Begin with the first line of the material and write out each line exactly, ending with the line that contains "width=348pt, minimum height=57pt]". Pictures are not part of the copy.

* Stored data:
* * *

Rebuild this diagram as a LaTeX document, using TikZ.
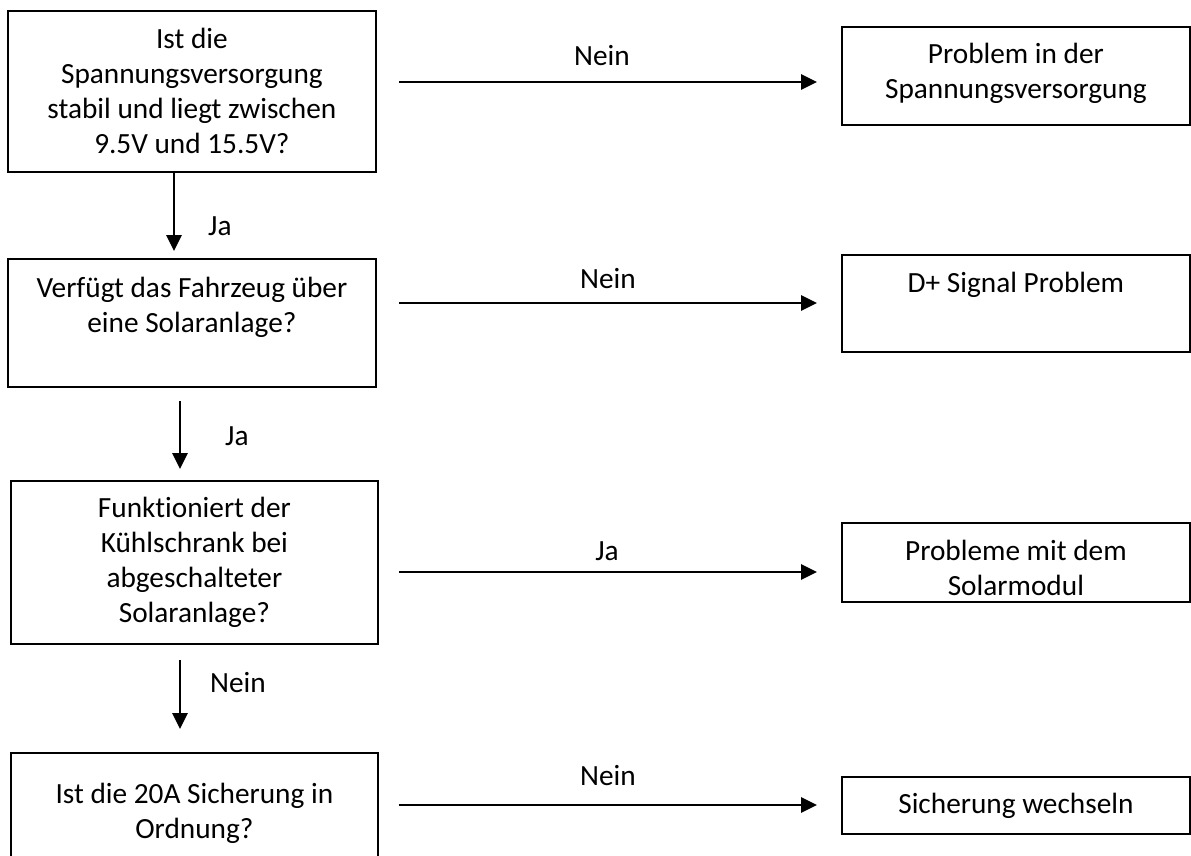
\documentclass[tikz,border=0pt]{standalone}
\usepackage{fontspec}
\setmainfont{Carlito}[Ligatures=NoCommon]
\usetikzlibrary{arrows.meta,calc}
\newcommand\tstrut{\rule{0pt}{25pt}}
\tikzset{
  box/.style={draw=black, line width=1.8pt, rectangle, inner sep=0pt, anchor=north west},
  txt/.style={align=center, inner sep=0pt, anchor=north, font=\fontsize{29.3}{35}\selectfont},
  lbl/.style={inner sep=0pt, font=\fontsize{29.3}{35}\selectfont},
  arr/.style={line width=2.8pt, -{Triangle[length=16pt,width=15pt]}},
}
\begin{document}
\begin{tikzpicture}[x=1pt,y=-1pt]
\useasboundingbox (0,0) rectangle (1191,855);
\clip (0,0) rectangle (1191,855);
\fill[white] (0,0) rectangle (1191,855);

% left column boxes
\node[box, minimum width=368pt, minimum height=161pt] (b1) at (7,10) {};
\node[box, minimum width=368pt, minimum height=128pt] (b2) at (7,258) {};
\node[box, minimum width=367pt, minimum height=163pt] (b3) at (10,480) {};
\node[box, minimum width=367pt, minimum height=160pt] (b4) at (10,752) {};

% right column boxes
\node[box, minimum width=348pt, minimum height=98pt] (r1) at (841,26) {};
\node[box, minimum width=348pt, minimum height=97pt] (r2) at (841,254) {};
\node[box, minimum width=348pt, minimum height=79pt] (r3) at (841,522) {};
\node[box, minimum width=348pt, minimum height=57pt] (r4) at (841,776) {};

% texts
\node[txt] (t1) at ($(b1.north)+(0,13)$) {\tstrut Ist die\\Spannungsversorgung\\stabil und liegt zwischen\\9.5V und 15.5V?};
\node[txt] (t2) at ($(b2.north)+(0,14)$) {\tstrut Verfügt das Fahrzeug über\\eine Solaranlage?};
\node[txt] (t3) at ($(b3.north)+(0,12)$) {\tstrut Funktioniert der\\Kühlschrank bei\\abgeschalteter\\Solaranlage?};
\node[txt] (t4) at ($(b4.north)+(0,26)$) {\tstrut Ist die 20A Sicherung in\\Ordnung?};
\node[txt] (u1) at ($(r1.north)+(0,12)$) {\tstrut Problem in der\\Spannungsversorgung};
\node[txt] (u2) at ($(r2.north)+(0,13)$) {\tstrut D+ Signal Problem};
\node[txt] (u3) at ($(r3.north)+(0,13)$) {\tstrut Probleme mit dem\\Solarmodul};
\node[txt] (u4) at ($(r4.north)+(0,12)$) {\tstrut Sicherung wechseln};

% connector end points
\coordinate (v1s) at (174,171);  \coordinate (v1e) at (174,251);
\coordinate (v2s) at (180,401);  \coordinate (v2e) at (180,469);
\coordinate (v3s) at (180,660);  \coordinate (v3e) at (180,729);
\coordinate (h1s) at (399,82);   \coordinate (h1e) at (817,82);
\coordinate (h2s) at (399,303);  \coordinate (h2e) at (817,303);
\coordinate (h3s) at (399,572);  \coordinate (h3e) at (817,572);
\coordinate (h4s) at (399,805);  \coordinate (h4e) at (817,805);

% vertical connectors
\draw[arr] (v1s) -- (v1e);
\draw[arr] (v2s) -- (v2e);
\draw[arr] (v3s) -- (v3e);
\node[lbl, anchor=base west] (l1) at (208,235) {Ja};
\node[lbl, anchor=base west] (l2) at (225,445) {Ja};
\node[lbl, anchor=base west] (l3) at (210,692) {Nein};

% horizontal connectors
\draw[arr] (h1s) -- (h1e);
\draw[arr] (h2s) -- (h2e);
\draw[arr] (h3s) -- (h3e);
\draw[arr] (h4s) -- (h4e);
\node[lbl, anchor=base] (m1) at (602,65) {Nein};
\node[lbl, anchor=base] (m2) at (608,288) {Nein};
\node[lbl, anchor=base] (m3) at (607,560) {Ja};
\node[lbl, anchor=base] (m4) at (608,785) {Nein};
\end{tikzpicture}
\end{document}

* * *

* The reply:
Rebuild this diagram as a LaTeX document, using TikZ.
\documentclass[tikz,border=0pt]{standalone}
\usepackage{fontspec}
\setmainfont{Carlito}[Ligatures=NoCommon]
\usetikzlibrary{arrows.meta,calc}
\newcommand\tstrut{\rule{0pt}{25pt}}
\tikzset{
  box/.style={draw=black, line width=1.8pt, rectangle, inner sep=0pt, anchor=north west},
  txt/.style={align=center, inner sep=0pt, anchor=north, font=\fontsize{29.3}{35}\selectfont},
  lbl/.style={inner sep=0pt, font=\fontsize{29.3}{35}\selectfont},
  arr/.style={line width=2.8pt, -{Triangle[length=16pt,width=15pt]}},
}
\begin{document}
\begin{tikzpicture}[x=1pt,y=-1pt]
\useasboundingbox (0,0) rectangle (1191,855);
\clip (0,0) rectangle (1191,855);
\fill[white] (0,0) rectangle (1191,855);

% left column boxes
\node[box, minimum width=368pt, minimum height=161pt] (b1) at (7,10) {};
\node[box, minimum width=368pt, minimum height=128pt] (b2) at (7,258) {};
\node[box, minimum width=367pt, minimum height=163pt] (b3) at (10,480) {};
\node[box, minimum width=367pt, minimum height=160pt] (b4) at (10,752) {};

% right column boxes
\node[box, minimum width=348pt, minimum height=98pt] (r1) at (841,26) {};
\node[box, minimum width=348pt, minimum height=97pt] (r2) at (841,254) {};
\node[box, minimum width=348pt, minimum height=79pt] (r3) at (841,522) {};
\node[box, minimum width=348pt, minimum height=57pt] (r4) at (841,776) {};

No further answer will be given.